Dataset excerpt:
----------------

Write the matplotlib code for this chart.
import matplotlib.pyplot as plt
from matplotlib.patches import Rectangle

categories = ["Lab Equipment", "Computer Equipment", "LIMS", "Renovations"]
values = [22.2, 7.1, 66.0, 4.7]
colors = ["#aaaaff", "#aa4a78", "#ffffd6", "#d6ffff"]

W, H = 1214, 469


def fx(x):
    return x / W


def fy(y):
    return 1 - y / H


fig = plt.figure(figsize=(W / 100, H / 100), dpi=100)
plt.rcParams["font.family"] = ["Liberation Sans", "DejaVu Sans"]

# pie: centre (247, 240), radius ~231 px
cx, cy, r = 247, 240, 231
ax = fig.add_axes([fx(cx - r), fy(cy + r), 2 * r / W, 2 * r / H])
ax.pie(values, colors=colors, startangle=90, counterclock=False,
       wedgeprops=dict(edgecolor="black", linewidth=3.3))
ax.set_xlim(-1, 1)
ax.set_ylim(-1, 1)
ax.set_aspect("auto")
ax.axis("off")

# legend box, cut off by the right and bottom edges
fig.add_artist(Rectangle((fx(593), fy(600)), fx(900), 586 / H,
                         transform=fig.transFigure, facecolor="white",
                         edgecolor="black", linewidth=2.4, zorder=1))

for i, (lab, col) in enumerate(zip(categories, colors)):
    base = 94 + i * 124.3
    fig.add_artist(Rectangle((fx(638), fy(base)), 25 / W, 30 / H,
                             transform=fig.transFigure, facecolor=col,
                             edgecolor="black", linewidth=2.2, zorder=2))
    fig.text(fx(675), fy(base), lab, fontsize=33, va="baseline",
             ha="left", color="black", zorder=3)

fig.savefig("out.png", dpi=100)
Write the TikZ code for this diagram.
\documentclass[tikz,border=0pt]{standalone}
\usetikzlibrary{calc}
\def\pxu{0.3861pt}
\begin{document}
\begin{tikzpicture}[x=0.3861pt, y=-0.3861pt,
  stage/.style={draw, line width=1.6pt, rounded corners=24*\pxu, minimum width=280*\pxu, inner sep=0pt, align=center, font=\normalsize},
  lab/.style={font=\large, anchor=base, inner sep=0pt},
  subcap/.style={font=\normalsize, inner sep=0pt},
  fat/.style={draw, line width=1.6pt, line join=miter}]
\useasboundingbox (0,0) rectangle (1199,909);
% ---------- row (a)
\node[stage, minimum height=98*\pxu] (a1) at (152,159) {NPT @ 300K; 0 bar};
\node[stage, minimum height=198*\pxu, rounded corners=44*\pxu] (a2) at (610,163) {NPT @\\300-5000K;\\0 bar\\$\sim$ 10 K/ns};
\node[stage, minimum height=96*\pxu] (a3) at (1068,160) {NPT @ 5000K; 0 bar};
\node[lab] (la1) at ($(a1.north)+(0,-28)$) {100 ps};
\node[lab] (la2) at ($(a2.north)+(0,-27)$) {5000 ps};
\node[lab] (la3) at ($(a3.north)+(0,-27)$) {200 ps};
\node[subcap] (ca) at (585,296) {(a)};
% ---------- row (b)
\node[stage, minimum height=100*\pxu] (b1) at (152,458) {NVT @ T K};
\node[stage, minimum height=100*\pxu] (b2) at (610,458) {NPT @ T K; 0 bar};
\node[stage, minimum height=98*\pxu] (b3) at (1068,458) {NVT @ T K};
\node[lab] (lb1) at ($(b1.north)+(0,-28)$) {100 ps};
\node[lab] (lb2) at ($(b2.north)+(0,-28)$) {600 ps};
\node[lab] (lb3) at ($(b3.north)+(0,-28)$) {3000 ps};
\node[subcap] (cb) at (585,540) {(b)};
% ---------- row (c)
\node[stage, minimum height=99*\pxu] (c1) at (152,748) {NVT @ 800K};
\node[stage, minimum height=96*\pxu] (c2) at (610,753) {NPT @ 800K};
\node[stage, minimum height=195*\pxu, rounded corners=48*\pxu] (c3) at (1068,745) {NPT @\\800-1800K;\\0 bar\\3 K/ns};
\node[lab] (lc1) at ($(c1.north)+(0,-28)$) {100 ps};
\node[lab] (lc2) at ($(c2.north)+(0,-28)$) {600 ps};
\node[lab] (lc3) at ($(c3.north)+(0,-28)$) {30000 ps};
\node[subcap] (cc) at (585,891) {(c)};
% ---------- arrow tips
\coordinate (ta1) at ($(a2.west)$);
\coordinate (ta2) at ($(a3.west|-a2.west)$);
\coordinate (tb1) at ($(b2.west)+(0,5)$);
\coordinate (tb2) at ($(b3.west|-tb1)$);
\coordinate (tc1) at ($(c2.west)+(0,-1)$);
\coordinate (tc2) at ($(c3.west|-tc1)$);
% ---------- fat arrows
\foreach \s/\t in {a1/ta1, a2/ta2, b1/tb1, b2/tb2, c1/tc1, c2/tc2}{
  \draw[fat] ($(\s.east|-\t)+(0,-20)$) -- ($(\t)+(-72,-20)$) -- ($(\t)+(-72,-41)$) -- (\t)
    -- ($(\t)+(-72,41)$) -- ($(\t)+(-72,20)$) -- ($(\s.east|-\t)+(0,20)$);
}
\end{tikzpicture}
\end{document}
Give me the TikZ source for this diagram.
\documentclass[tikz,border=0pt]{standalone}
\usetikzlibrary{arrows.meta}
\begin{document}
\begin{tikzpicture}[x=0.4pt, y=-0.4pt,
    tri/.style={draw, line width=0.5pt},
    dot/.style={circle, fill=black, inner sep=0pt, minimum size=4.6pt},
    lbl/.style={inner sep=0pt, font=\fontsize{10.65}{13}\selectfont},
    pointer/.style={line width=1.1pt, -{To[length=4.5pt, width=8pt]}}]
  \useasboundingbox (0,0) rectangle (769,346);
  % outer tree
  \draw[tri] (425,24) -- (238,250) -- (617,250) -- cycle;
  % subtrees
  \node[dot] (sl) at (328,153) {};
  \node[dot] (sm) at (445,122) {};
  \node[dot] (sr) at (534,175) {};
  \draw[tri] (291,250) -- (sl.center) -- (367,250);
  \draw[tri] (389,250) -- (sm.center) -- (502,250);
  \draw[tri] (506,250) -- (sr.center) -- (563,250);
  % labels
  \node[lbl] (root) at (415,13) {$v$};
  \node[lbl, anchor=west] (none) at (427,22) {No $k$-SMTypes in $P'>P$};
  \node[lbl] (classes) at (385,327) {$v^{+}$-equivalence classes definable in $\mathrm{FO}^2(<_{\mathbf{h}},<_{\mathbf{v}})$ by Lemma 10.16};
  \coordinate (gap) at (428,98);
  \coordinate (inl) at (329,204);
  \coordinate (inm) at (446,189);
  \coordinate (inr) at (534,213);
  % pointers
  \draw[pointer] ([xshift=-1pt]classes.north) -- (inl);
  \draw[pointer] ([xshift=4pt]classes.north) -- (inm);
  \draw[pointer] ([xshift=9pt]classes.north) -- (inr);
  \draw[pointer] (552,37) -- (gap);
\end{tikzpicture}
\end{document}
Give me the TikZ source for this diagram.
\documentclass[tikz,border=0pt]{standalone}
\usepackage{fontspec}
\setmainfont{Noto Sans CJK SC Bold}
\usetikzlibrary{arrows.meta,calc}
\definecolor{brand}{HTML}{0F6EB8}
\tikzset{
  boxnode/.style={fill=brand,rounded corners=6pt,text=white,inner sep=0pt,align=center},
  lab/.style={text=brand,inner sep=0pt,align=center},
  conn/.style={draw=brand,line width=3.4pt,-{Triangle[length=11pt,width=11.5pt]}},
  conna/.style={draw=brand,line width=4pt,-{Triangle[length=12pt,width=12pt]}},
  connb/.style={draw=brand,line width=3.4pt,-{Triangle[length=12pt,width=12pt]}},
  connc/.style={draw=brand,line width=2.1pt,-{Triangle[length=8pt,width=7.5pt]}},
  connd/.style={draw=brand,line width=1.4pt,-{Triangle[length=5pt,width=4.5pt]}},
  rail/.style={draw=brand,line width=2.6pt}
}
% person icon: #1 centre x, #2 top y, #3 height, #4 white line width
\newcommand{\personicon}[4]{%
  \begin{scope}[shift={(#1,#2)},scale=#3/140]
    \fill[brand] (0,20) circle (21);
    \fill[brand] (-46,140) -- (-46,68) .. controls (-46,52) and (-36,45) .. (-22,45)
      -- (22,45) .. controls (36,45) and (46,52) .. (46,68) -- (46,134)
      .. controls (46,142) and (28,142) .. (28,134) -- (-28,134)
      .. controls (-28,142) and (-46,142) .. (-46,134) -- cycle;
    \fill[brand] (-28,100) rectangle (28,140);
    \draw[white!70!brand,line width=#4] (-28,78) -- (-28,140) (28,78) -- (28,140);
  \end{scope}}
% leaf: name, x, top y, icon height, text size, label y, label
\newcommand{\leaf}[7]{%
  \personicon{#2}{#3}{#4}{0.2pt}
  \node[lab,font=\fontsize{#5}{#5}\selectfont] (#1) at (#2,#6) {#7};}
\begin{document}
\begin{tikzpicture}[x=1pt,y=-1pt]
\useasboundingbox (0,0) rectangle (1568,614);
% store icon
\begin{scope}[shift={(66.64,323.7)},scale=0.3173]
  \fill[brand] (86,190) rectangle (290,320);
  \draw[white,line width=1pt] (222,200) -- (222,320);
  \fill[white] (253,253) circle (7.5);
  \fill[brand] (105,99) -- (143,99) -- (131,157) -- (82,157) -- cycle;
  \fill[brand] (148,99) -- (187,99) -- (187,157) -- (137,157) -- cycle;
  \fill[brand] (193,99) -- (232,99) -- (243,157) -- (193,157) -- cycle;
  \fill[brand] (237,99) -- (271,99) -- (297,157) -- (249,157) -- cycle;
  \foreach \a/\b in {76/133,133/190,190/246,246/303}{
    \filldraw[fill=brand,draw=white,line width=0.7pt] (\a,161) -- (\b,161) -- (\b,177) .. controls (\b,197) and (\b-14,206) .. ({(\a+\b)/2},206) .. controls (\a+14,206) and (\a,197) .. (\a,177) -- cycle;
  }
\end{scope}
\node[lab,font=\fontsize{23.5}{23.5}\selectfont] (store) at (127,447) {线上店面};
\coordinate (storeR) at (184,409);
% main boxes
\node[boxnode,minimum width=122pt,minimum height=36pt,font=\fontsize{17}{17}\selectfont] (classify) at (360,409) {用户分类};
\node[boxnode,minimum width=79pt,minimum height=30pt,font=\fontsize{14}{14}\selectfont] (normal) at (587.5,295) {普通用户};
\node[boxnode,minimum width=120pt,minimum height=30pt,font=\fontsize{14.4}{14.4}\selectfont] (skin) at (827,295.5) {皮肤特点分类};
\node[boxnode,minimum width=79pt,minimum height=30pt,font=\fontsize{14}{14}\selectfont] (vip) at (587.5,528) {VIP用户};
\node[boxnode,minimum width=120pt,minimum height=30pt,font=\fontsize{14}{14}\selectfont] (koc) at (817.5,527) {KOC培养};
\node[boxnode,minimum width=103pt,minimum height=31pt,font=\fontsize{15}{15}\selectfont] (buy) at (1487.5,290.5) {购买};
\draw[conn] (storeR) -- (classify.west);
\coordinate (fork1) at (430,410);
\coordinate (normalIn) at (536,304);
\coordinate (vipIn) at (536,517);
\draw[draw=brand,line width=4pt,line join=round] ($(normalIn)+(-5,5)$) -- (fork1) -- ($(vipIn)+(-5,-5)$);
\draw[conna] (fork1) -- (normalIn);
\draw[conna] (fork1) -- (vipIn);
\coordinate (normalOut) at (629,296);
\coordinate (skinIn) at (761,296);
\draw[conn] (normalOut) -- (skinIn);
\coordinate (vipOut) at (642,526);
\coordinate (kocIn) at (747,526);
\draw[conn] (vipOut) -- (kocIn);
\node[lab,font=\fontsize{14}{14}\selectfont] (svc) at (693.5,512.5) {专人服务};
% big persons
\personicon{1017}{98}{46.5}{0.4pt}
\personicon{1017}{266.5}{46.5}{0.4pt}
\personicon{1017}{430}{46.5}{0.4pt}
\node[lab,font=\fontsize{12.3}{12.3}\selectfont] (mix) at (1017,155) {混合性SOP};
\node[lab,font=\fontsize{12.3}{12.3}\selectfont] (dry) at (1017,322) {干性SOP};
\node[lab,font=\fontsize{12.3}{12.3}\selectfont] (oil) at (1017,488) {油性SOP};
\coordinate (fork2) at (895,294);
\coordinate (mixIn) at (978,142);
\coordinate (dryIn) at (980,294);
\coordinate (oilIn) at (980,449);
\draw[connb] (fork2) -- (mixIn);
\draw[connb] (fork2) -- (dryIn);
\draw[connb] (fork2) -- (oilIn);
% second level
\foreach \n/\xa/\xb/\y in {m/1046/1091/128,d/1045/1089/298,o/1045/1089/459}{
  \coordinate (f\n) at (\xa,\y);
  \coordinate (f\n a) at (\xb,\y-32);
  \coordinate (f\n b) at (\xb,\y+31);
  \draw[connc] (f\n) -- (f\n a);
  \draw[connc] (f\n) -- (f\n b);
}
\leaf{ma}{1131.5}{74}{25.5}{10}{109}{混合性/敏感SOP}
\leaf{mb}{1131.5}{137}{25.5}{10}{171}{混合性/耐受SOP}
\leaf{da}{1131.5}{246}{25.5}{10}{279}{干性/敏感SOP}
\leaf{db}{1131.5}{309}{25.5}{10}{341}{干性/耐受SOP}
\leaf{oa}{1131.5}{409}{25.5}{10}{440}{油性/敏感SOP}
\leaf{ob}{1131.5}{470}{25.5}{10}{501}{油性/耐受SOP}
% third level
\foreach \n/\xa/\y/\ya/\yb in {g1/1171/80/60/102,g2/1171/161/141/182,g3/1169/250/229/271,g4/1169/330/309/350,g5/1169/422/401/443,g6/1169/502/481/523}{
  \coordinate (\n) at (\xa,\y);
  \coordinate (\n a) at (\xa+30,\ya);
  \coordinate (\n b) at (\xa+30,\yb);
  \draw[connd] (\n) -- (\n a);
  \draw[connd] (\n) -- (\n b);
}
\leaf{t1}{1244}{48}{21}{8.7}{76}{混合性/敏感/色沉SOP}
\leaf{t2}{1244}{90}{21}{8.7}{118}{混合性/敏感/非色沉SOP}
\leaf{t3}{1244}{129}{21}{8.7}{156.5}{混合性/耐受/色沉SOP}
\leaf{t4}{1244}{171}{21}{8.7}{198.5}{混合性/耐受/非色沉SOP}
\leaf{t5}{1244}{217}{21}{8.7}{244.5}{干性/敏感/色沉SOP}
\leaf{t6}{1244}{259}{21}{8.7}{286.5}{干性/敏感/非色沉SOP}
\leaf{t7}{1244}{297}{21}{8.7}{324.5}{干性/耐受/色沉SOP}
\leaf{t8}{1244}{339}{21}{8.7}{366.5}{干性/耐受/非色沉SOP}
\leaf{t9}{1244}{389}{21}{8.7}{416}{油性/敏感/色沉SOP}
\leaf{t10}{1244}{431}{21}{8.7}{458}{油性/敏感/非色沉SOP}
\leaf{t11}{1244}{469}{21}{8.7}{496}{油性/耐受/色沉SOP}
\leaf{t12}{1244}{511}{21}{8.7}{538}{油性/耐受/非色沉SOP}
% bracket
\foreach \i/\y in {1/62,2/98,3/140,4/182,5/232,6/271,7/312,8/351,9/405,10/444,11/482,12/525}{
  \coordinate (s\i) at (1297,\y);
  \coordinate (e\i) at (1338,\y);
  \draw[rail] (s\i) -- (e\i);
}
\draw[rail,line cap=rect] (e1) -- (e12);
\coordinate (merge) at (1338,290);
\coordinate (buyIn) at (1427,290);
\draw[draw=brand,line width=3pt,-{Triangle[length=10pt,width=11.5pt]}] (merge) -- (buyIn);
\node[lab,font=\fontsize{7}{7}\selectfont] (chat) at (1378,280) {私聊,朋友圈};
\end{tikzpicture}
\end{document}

----------------

Respond with the number of lines containing "this" and no additional words.

4